### What to produce
Line by line, repeat the data below exactly, beginning at the first line and ending at the line with "import pandas as pd". Omit pictures.

### Recorded data
※ ※ ※
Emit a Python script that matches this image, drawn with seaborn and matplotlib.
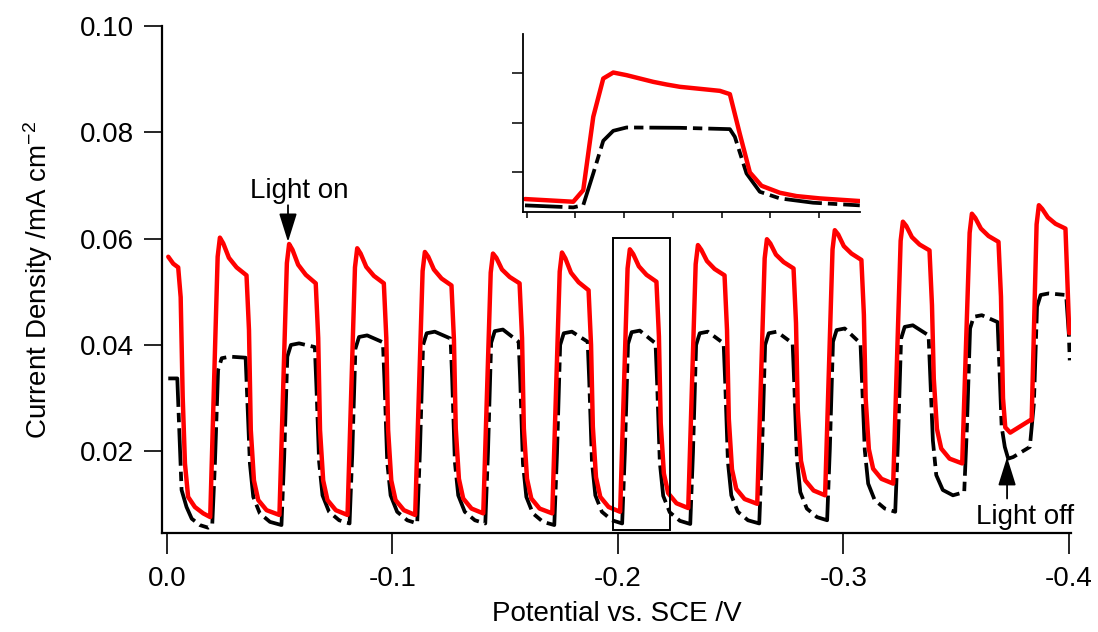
import matplotlib
matplotlib.use("Agg")
import matplotlib.pyplot as plt
from matplotlib.patches import Rectangle
import seaborn as sns
import pandas as pd

# ---------------- data ----------------
red_potential = [
    -0.0006, -0.0028, -0.0050, -0.0061, -0.0070, -0.0080, -0.0094, -0.0124, -0.0161,
    -0.0192, -0.0225, -0.0235, -0.0250, -0.0275, -0.0309, -0.0353, -0.0364, -0.0372, -0.0386, -0.0405, -0.0442,
    -0.0499, -0.0532, -0.0542, -0.0557, -0.0582, -0.0616, -0.0660, -0.0671, -0.0679, -0.0693, -0.0712, -0.0749,
    -0.0801, -0.0834, -0.0844, -0.0859, -0.0884, -0.0918, -0.0962, -0.0973, -0.0981, -0.0995, -0.1014, -0.1051,
    -0.1101, -0.1134, -0.1144, -0.1159, -0.1184, -0.1218, -0.1262, -0.1273, -0.1281, -0.1295, -0.1314, -0.1351,
    -0.1403, -0.1436, -0.1446, -0.1461, -0.1486, -0.1520, -0.1564, -0.1575, -0.1583, -0.1597, -0.1616, -0.1653,
    -0.1709, -0.1742, -0.1752, -0.1767, -0.1792, -0.1826, -0.1870, -0.1881, -0.1889, -0.1903, -0.1922, -0.1959,
    -0.2010, -0.2043, -0.2053, -0.2068, -0.2093, -0.2127, -0.2171, -0.2182, -0.2190, -0.2204, -0.2223, -0.2260,
    -0.2312, -0.2345, -0.2355, -0.2370, -0.2395, -0.2429, -0.2473, -0.2484, -0.2492, -0.2506, -0.2525, -0.2562,
    -0.2618, -0.2651, -0.2661, -0.2676, -0.2701, -0.2735, -0.2779, -0.2790, -0.2798, -0.2812, -0.2831, -0.2868,
    -0.2919, -0.2952, -0.2962, -0.2977, -0.3002, -0.3036, -0.3080, -0.3091, -0.3099, -0.3113, -0.3132, -0.3169,
    -0.3221, -0.3254, -0.3264, -0.3279, -0.3304, -0.3338, -0.3382, -0.3393, -0.3401, -0.3415, -0.3434, -0.3471,
    -0.3527, -0.3560, -0.3570, -0.3585, -0.3610, -0.3644, -0.3688, -0.3699, -0.3708, -0.3718, -0.3740, -0.3827,
    -0.3835, -0.3857, -0.3867, -0.3882, -0.3907, -0.3941, -0.3985, -0.4002,
]
red_current = [
    0.0566, 0.0553, 0.0546, 0.0490, 0.0302, 0.0177, 0.0114, 0.0095, 0.0083,
    0.0076, 0.0566, 0.0602, 0.0591, 0.0564, 0.0546, 0.0531, 0.0428, 0.0240, 0.0145, 0.0108, 0.0089,
    0.0080, 0.0554, 0.0590, 0.0579, 0.0551, 0.0532, 0.0516, 0.0413, 0.0240, 0.0145, 0.0108, 0.0089,
    0.0080, 0.0546, 0.0582, 0.0572, 0.0547, 0.0530, 0.0516, 0.0413, 0.0240, 0.0145, 0.0108, 0.0089,
    0.0080, 0.0539, 0.0575, 0.0566, 0.0542, 0.0525, 0.0512, 0.0409, 0.0243, 0.0148, 0.0111, 0.0092,
    0.0083, 0.0536, 0.0572, 0.0564, 0.0542, 0.0528, 0.0516, 0.0413, 0.0243, 0.0148, 0.0111, 0.0092,
    0.0083, 0.0538, 0.0574, 0.0563, 0.0536, 0.0518, 0.0503, 0.0400, 0.0246, 0.0151, 0.0114, 0.0095,
    0.0086, 0.0544, 0.0580, 0.0571, 0.0548, 0.0532, 0.0519, 0.0416, 0.0253, 0.0158, 0.0121, 0.0102,
    0.0093, 0.0552, 0.0588, 0.0579, 0.0558, 0.0543, 0.0531, 0.0428, 0.0261, 0.0166, 0.0129, 0.0110,
    0.0101, 0.0563, 0.0599, 0.0591, 0.0570, 0.0556, 0.0544, 0.0441, 0.0277, 0.0182, 0.0145, 0.0126,
    0.0117, 0.0580, 0.0616, 0.0608, 0.0586, 0.0572, 0.0560, 0.0457, 0.0299, 0.0204, 0.0167, 0.0148,
    0.0139, 0.0596, 0.0632, 0.0624, 0.0603, 0.0589, 0.0578, 0.0475, 0.0337, 0.0242, 0.0205, 0.0186,
    0.0177, 0.0611, 0.0647, 0.0639, 0.0619, 0.0605, 0.0594, 0.0491, 0.0300, 0.0245, 0.0235, 0.0258,
    0.0258, 0.0627, 0.0663, 0.0656, 0.0640, 0.0628, 0.0619, 0.0422,
]

black_potential = [
    -0.0006, -0.0046, -0.0055, -0.0065, -0.0087, -0.0110, -0.0146, -0.0183,
    -0.0201, -0.0213, -0.0227, -0.0243, -0.0279, -0.0349, -0.0356, -0.0368, -0.0383, -0.0412, -0.0457,
    -0.0508, -0.0520, -0.0534, -0.0550, -0.0586, -0.0656, -0.0663, -0.0675, -0.0690, -0.0719, -0.0764,
    -0.0810, -0.0822, -0.0836, -0.0852, -0.0888, -0.0958, -0.0965, -0.0977, -0.0992, -0.1021, -0.1066,
    -0.1110, -0.1122, -0.1136, -0.1152, -0.1188, -0.1258, -0.1265, -0.1277, -0.1292, -0.1321, -0.1366,
    -0.1412, -0.1424, -0.1438, -0.1454, -0.1490, -0.1560, -0.1567, -0.1579, -0.1594, -0.1623, -0.1668,
    -0.1718, -0.1730, -0.1744, -0.1760, -0.1796, -0.1866, -0.1873, -0.1885, -0.1900, -0.1929, -0.1974,
    -0.2019, -0.2031, -0.2045, -0.2061, -0.2097, -0.2167, -0.2174, -0.2186, -0.2201, -0.2230, -0.2275,
    -0.2321, -0.2333, -0.2347, -0.2363, -0.2399, -0.2469, -0.2476, -0.2488, -0.2503, -0.2532, -0.2577,
    -0.2627, -0.2639, -0.2653, -0.2669, -0.2705, -0.2775, -0.2782, -0.2794, -0.2809, -0.2838, -0.2883,
    -0.2928, -0.2940, -0.2954, -0.2970, -0.3006, -0.3076, -0.3083, -0.3095, -0.3110, -0.3139, -0.3184,
    -0.3230, -0.3242, -0.3256, -0.3272, -0.3308, -0.3378, -0.3385, -0.3397, -0.3412, -0.3441, -0.3486,
    -0.3536, -0.3548, -0.3562, -0.3578, -0.3614, -0.3684, -0.3691, -0.3702, -0.3716, -0.3731, -0.3753,
    -0.3827, -0.3845, -0.3859, -0.3875, -0.3911, -0.3988, -0.4000, -0.4004,
]
black_current = [
    0.0337, 0.0337, 0.0240, 0.0127, 0.0095, 0.0073, 0.0061, 0.0056,
    0.0061, 0.0178, 0.0353, 0.0375, 0.0378, 0.0376, 0.0302, 0.0177, 0.0114, 0.0083, 0.0067,
    0.0061, 0.0188, 0.0378, 0.0400, 0.0403, 0.0396, 0.0322, 0.0180, 0.0117, 0.0086, 0.0070,
    0.0064, 0.0195, 0.0393, 0.0415, 0.0418, 0.0405, 0.0331, 0.0180, 0.0117, 0.0086, 0.0070,
    0.0064, 0.0198, 0.0400, 0.0422, 0.0425, 0.0412, 0.0338, 0.0180, 0.0117, 0.0086, 0.0070,
    0.0064, 0.0199, 0.0404, 0.0426, 0.0429, 0.0406, 0.0332, 0.0177, 0.0114, 0.0083, 0.0067,
    0.0061, 0.0196, 0.0400, 0.0422, 0.0425, 0.0406, 0.0332, 0.0180, 0.0117, 0.0086, 0.0070,
    0.0064, 0.0198, 0.0402, 0.0424, 0.0427, 0.0403, 0.0329, 0.0179, 0.0116, 0.0085, 0.0069,
    0.0063, 0.0197, 0.0400, 0.0422, 0.0425, 0.0403, 0.0329, 0.0180, 0.0117, 0.0086, 0.0070,
    0.0064, 0.0198, 0.0400, 0.0422, 0.0425, 0.0403, 0.0329, 0.0186, 0.0123, 0.0092, 0.0076,
    0.0070, 0.0204, 0.0406, 0.0428, 0.0431, 0.0403, 0.0329, 0.0202, 0.0139, 0.0108, 0.0092,
    0.0086, 0.0216, 0.0412, 0.0434, 0.0437, 0.0418, 0.0344, 0.0220, 0.0155, 0.0127, 0.0117,
    0.0123, 0.0246, 0.0431, 0.0453, 0.0456, 0.0443, 0.0369, 0.0246, 0.0208, 0.0186, 0.0189,
    0.0208, 0.0290, 0.0472, 0.0494, 0.0497, 0.0494, 0.0420, 0.0371,
]

# inset (one light on/off transient, arbitrary units, no tick labels)
inset_red_x = [-0.034, 0.956, 1.161, 1.366, 1.571, 1.776, 2.049, 2.322, 2.596, 2.869,
               3.142, 3.484, 3.962, 4.167, 4.372, 4.577, 4.816, 5.191, 5.533, 6.011, 6.831]
inset_red_y = [0.445, 0.390, 0.627, 2.118, 2.897, 3.019, 2.965, 2.897, 2.829, 2.775,
               2.728, 2.694, 2.646, 2.579, 1.766, 0.986, 0.715, 0.573, 0.505, 0.458, 0.404]
inset_black_x = [-0.034, 0.956, 1.161, 1.366, 1.571, 1.776, 2.049, 3.142, 4.167, 4.269,
                 4.508, 4.781, 5.191, 5.874, 6.831]
inset_black_y = [0.316, 0.275, 0.322, 0.966, 1.630, 1.833, 1.901, 1.894, 1.867, 1.711,
                 0.966, 0.593, 0.458, 0.370, 0.316]

x_ticks = [0.0, -0.1, -0.2, -0.3, -0.4]
x_tick_labels = ["0.0", "-0.1", "-0.2", "-0.3", "-0.4"]
y_ticks = [0.02, 0.04, 0.06, 0.08, 0.10]
y_tick_labels = ["0.02", "0.04", "0.06", "0.08", "0.10"]

# ---------------- style ----------------
sns.set_style("ticks")
plt.rcParams["font.family"] = ["Liberation Sans", "DejaVu Sans"]
plt.rcParams["mathtext.fontset"] = "custom"
plt.rcParams["mathtext.rm"] = "Liberation Sans"
plt.rcParams["mathtext.it"] = "Liberation Sans:italic"
plt.rcParams["axes.unicode_minus"] = False
plt.rcParams["text.color"] = "black"
plt.rcParams["axes.labelcolor"] = "black"
plt.rcParams["xtick.color"] = "black"
plt.rcParams["ytick.color"] = "black"
plt.rcParams["axes.edgecolor"] = "black"

RED = "#ff0000"
BLACK = "#000000"
DASH = (0, (10, 1.6, 2.5, 1.6))

fig = plt.figure(figsize=(10.98, 6.32), dpi=100)
ax = fig.add_axes([0.1475, 0.1566, 0.828, 0.802])

df_red = pd.DataFrame({"potential": red_potential, "current": red_current})
df_black = pd.DataFrame({"potential": black_potential, "current": black_current})

sns.lineplot(data=df_black, x="potential", y="current", ax=ax, sort=False,
             estimator=None, color=BLACK, lw=2.7, linestyle=DASH)
sns.lineplot(data=df_red, x="potential", y="current", ax=ax, sort=False,
             estimator=None, color=RED, lw=3.2)

ax.set_xlim(0.0022, -0.401)
ax.set_ylim(0.0046, 0.10)
ax.set_xticks(x_ticks)
ax.set_xticklabels(x_tick_labels)
ax.set_yticks(y_ticks)
ax.set_yticklabels(y_tick_labels)
ax.tick_params(axis="x", direction="out", length=15, width=1.2, pad=9, labelsize=20,
               colors="black")
ax.tick_params(axis="y", direction="out", length=13, width=1.2, pad=7, labelsize=20,
               colors="black")
for s in ["top", "right"]:
    ax.spines[s].set_visible(False)
for s in ["left", "bottom"]:
    ax.spines[s].set_linewidth(1.6)
    ax.spines[s].set_color("black")

ax.set_xlabel("Potential vs. SCE /V", fontsize=20, labelpad=6, color="black")
ax.set_ylabel("Current Density /mA cm$^{-2}$", fontsize=20, labelpad=18, color="black")

# box marking the zoomed region
ax.add_patch(Rectangle((-0.2231, 0.00513), 0.0254, 0.0550, fill=False,
                       edgecolor="black", lw=1.4, zorder=5))

# annotations
ax.text(-0.0585, 0.0676, "Light on", fontsize=20, ha="center", va="baseline", color="black")
ax.annotate("", xy=(-0.0537, 0.0594), xytext=(-0.0537, 0.0663),
            arrowprops=dict(arrowstyle="-|>,head_length=0.8,head_width=0.25",
                            mutation_scale=22, color="black", lw=1.3,
                            shrinkA=0, shrinkB=0))
ax.text(-0.3805, 0.00639, "Light off", fontsize=20, ha="center", va="baseline",
        clip_on=False, color="black")
ax.annotate("", xy=(-0.3726, 0.0189), xytext=(-0.3726, 0.0111),
            arrowprops=dict(arrowstyle="-|>,head_length=0.8,head_width=0.25",
                            mutation_scale=22, color="black", lw=1.3,
                            shrinkA=0, shrinkB=0))

# inset
axin = fig.add_axes([0.476, 0.665, 0.307, 0.281])
axin.patch.set_alpha(0)
df_ir = pd.DataFrame({"t": inset_red_x, "j": inset_red_y})
df_ib = pd.DataFrame({"t": inset_black_x, "j": inset_black_y})
sns.lineplot(data=df_ib, x="t", y="j", ax=axin, sort=False, estimator=None,
             color=BLACK, lw=2.7, linestyle=DASH)
sns.lineplot(data=df_ir, x="t", y="j", ax=axin, sort=False, estimator=None,
             color=RED, lw=3.2)
axin.set_xlim(-0.082, 6.83)
axin.set_ylim(0.187, 3.80)
axin.set_xticks([0, 1, 2, 3, 4, 5, 6])
axin.set_yticks([1, 2, 3])
axin.set_xticklabels([])
axin.set_yticklabels([])
axin.set_xlabel("")
axin.set_ylabel("")
axin.tick_params(axis="x", direction="out", length=4, width=1.1, colors="black")
axin.tick_params(axis="y", direction="out", length=8, width=1.1, colors="black")
for s in ["top", "right"]:
    axin.spines[s].set_visible(False)
for s in ["left", "bottom"]:
    axin.spines[s].set_linewidth(1.3)
    axin.spines[s].set_color("black")

fig.savefig("out.png", dpi=100)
※ ※ ※
### Solution to the exercise
Emit a Python script that matches this image, drawn with seaborn and matplotlib.
import matplotlib
matplotlib.use("Agg")
import matplotlib.pyplot as plt
from matplotlib.patches import Rectangle
import seaborn as sns
import pandas as pd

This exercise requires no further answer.